Reproduce each of the lines word for word.

** Start of Dataset records **

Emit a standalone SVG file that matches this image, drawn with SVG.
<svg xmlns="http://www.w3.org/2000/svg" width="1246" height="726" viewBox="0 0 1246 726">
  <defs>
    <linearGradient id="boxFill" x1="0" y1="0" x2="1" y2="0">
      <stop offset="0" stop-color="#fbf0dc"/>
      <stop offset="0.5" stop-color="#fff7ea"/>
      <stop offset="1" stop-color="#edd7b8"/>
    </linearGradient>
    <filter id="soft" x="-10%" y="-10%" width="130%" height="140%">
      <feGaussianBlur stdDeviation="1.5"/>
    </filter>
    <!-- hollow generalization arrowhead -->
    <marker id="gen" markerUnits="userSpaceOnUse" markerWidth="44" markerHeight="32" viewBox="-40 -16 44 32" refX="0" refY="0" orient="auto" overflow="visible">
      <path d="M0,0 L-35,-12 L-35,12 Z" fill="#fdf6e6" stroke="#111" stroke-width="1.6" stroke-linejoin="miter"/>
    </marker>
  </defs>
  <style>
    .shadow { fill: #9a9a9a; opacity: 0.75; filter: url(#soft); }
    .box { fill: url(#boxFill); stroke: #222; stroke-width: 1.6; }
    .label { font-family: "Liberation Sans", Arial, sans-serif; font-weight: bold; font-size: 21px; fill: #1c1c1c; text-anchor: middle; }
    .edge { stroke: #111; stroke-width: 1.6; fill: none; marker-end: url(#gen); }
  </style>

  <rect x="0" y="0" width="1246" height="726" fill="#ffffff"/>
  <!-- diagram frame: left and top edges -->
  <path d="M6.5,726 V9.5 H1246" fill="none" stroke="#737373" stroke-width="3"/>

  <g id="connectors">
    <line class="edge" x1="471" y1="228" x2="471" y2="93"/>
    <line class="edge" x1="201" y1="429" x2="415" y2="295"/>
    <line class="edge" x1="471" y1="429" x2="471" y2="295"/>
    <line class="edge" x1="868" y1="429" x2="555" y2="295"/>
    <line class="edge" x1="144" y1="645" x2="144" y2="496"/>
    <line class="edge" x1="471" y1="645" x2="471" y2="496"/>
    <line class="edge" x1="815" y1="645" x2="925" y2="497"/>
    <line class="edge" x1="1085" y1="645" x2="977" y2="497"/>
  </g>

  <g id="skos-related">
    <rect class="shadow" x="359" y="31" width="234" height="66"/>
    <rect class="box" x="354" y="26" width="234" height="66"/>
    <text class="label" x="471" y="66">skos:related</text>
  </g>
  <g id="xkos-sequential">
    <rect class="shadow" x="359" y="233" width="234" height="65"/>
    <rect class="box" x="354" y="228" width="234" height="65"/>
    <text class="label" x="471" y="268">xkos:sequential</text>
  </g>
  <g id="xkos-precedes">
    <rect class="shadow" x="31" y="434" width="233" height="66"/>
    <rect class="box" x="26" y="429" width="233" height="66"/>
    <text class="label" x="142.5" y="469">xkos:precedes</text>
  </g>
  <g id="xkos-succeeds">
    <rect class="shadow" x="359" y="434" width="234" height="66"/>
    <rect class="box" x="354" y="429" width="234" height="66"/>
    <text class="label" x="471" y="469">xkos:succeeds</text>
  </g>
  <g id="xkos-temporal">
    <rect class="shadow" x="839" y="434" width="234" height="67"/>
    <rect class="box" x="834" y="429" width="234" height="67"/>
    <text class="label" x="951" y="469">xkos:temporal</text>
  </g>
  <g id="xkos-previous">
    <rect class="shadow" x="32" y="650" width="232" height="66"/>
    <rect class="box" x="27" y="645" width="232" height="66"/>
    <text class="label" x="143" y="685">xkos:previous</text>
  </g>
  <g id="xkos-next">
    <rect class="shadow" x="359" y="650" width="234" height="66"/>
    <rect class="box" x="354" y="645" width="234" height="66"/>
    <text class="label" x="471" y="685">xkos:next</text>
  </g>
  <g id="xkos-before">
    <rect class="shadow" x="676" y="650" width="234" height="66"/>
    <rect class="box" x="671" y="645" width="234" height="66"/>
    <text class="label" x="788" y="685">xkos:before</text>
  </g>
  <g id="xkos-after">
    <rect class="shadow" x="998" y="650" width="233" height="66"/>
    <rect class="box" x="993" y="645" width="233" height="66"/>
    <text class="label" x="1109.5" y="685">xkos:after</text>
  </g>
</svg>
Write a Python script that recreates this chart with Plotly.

** End of Dataset records **

→ **Finished exercise**:
Emit a standalone SVG file that matches this image, drawn with SVG.
<svg xmlns="http://www.w3.org/2000/svg" width="1246" height="726" viewBox="0 0 1246 726">
  <defs>
    <linearGradient id="boxFill" x1="0" y1="0" x2="1" y2="0">
      <stop offset="0" stop-color="#fbf0dc"/>
      <stop offset="0.5" stop-color="#fff7ea"/>
      <stop offset="1" stop-color="#edd7b8"/>
    </linearGradient>
    <filter id="soft" x="-10%" y="-10%" width="130%" height="140%">
      <feGaussianBlur stdDeviation="1.5"/>
    </filter>
    <!-- hollow generalization arrowhead -->
    <marker id="gen" markerUnits="userSpaceOnUse" markerWidth="44" markerHeight="32" viewBox="-40 -16 44 32" refX="0" refY="0" orient="auto" overflow="visible">
      <path d="M0,0 L-35,-12 L-35,12 Z" fill="#fdf6e6" stroke="#111" stroke-width="1.6" stroke-linejoin="miter"/>
    </marker>
  </defs>
  <style>
    .shadow { fill: #9a9a9a; opacity: 0.75; filter: url(#soft); }
    .box { fill: url(#boxFill); stroke: #222; stroke-width: 1.6; }
    .label { font-family: "Liberation Sans", Arial, sans-serif; font-weight: bold; font-size: 21px; fill: #1c1c1c; text-anchor: middle; }
    .edge { stroke: #111; stroke-width: 1.6; fill: none; marker-end: url(#gen); }
  </style>

  <rect x="0" y="0" width="1246" height="726" fill="#ffffff"/>
  <!-- diagram frame: left and top edges -->
  <path d="M6.5,726 V9.5 H1246" fill="none" stroke="#737373" stroke-width="3"/>

  <g id="connectors">
    <line class="edge" x1="471" y1="228" x2="471" y2="93"/>
    <line class="edge" x1="201" y1="429" x2="415" y2="295"/>
    <line class="edge" x1="471" y1="429" x2="471" y2="295"/>
    <line class="edge" x1="868" y1="429" x2="555" y2="295"/>
    <line class="edge" x1="144" y1="645" x2="144" y2="496"/>
    <line class="edge" x1="471" y1="645" x2="471" y2="496"/>
    <line class="edge" x1="815" y1="645" x2="925" y2="497"/>
    <line class="edge" x1="1085" y1="645" x2="977" y2="497"/>
  </g>

  <g id="skos-related">
    <rect class="shadow" x="359" y="31" width="234" height="66"/>
    <rect class="box" x="354" y="26" width="234" height="66"/>
    <text class="label" x="471" y="66">skos:related</text>
  </g>
  <g id="xkos-sequential">
    <rect class="shadow" x="359" y="233" width="234" height="65"/>
    <rect class="box" x="354" y="228" width="234" height="65"/>
    <text class="label" x="471" y="268">xkos:sequential</text>
  </g>
  <g id="xkos-precedes">
    <rect class="shadow" x="31" y="434" width="233" height="66"/>
    <rect class="box" x="26" y="429" width="233" height="66"/>
    <text class="label" x="142.5" y="469">xkos:precedes</text>
  </g>
  <g id="xkos-succeeds">
    <rect class="shadow" x="359" y="434" width="234" height="66"/>
    <rect class="box" x="354" y="429" width="234" height="66"/>
    <text class="label" x="471" y="469">xkos:succeeds</text>
  </g>
  <g id="xkos-temporal">
    <rect class="shadow" x="839" y="434" width="234" height="67"/>
    <rect class="box" x="834" y="429" width="234" height="67"/>
    <text class="label" x="951" y="469">xkos:temporal</text>
  </g>
  <g id="xkos-previous">
    <rect class="shadow" x="32" y="650" width="232" height="66"/>
    <rect class="box" x="27" y="645" width="232" height="66"/>
    <text class="label" x="143" y="685">xkos:previous</text>
  </g>
  <g id="xkos-next">
    <rect class="shadow" x="359" y="650" width="234" height="66"/>
    <rect class="box" x="354" y="645" width="234" height="66"/>
    <text class="label" x="471" y="685">xkos:next</text>
  </g>
  <g id="xkos-before">
    <rect class="shadow" x="676" y="650" width="234" height="66"/>
    <rect class="box" x="671" y="645" width="234" height="66"/>
    <text class="label" x="788" y="685">xkos:before</text>
  </g>
  <g id="xkos-after">
    <rect class="shadow" x="998" y="650" width="233" height="66"/>
    <rect class="box" x="993" y="645" width="233" height="66"/>
    <text class="label" x="1109.5" y="685">xkos:after</text>
  </g>
</svg>
Write a Python script that recreates this chart with Plotly.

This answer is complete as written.